8. A Stash of Easy Meals, Restaurant Gift Cards, or a Meal Train
While we’re on that train of thought… this is definitely something applicable to all new families, because it can be hard to eat well with a newborn at home. During my nesting phase I planned to make (and bought supplies for!) lots of soups, casseroles, and bakes to freeze, then thaw and bake when baby arrived. My son was born at 37 weeks, and I’d managed to make a solitary batch of soup. I’d recommend starting early or asking others to help you stock your freezer with nutritious meals. Similarly, don’t be shy to ask for practical help—you’ve just had surgery. Call on friends to drop by with a pasta dish, soup, sandwiches, or a bag of snacks. Instead of yet another car seat cover/swaddle/sleepsuit, be honest on your registry and ask for a restaurant gift card or batch of lactation cookies. One thing I’ve learned is that people really do want to help, but they aren’t quite sure how. Offering direct requests helps.
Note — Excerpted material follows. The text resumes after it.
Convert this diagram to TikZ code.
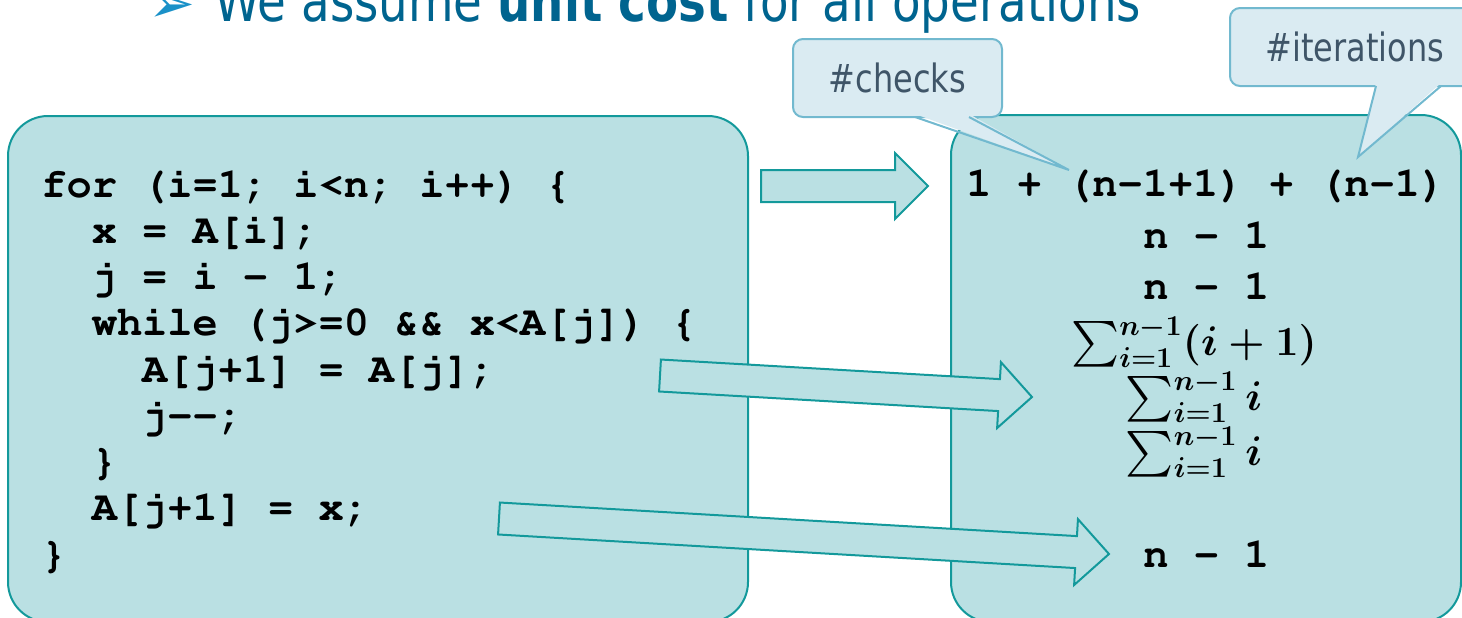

9. A Subscription to Audible
One of the things I really missed in the weeks after having my son was reading a book. I was spending a lot of time resting, but there was usually a small person resting on top of me, and he was very demanding of my attention. It took months before I picked up a book again, and even a year postpartum I don’t read as much as I did pre-pregnancy. If you’re like me, I highly recommend getting a subscription to Audible, the audiobook service which is part of Amazon. It’s affordable, and each month you get a credit to download a new audiobook (others are available for purchase but can be pricy depending on the title). I really enjoyed listening to books during night feeds, and I still enjoy listening to them in the car.
10. A Pedicure
Last, but by no means least, get yourself (or your friend or partner) a pedicure. I’d highly recommend doing this before you deliver because it’ll take quite some time after your C-section before you feel like bending over and tending to your toes. I saw my pedicurist about four days before I delivered, and I was weirdly happy whenever I looked down at my neatly polished toes both in the hospital and the couple of weeks that followed. It’s such a small act of self-care that has long-lasting ripples in the postpartum period.
11. Scar Mobilization Guidance
This is perhaps the most important thing on this list, and also the least indulgent and exciting. There are lots of free videos on YouTube and Instagram, as well as more detailed, inexpensive courses and online workshops to help you feel confident in massaging your scar (you’ll want to start as soon as it’s fully healed) and helping relieve and prevent pain and tightness in your lower abdomen. I used the Southern Pelvic Health C-Section Scar Masterclass and highly recommend it. You can also get silicone mats and cups on Amazon to help assist in the process.
I’m sure some of these suggestions seemed like common sense, but I hope you enjoyed reading about—and that you learned from—my experience post-C-section. Whether your belly birth was planned or not, the most important thing is that you give yourself plenty of grace and time to heal and repair your body. It’s not a race to get back to normal, and it’s important to remember that “normal” might feel a little different for a while. You’ve got this, Mama!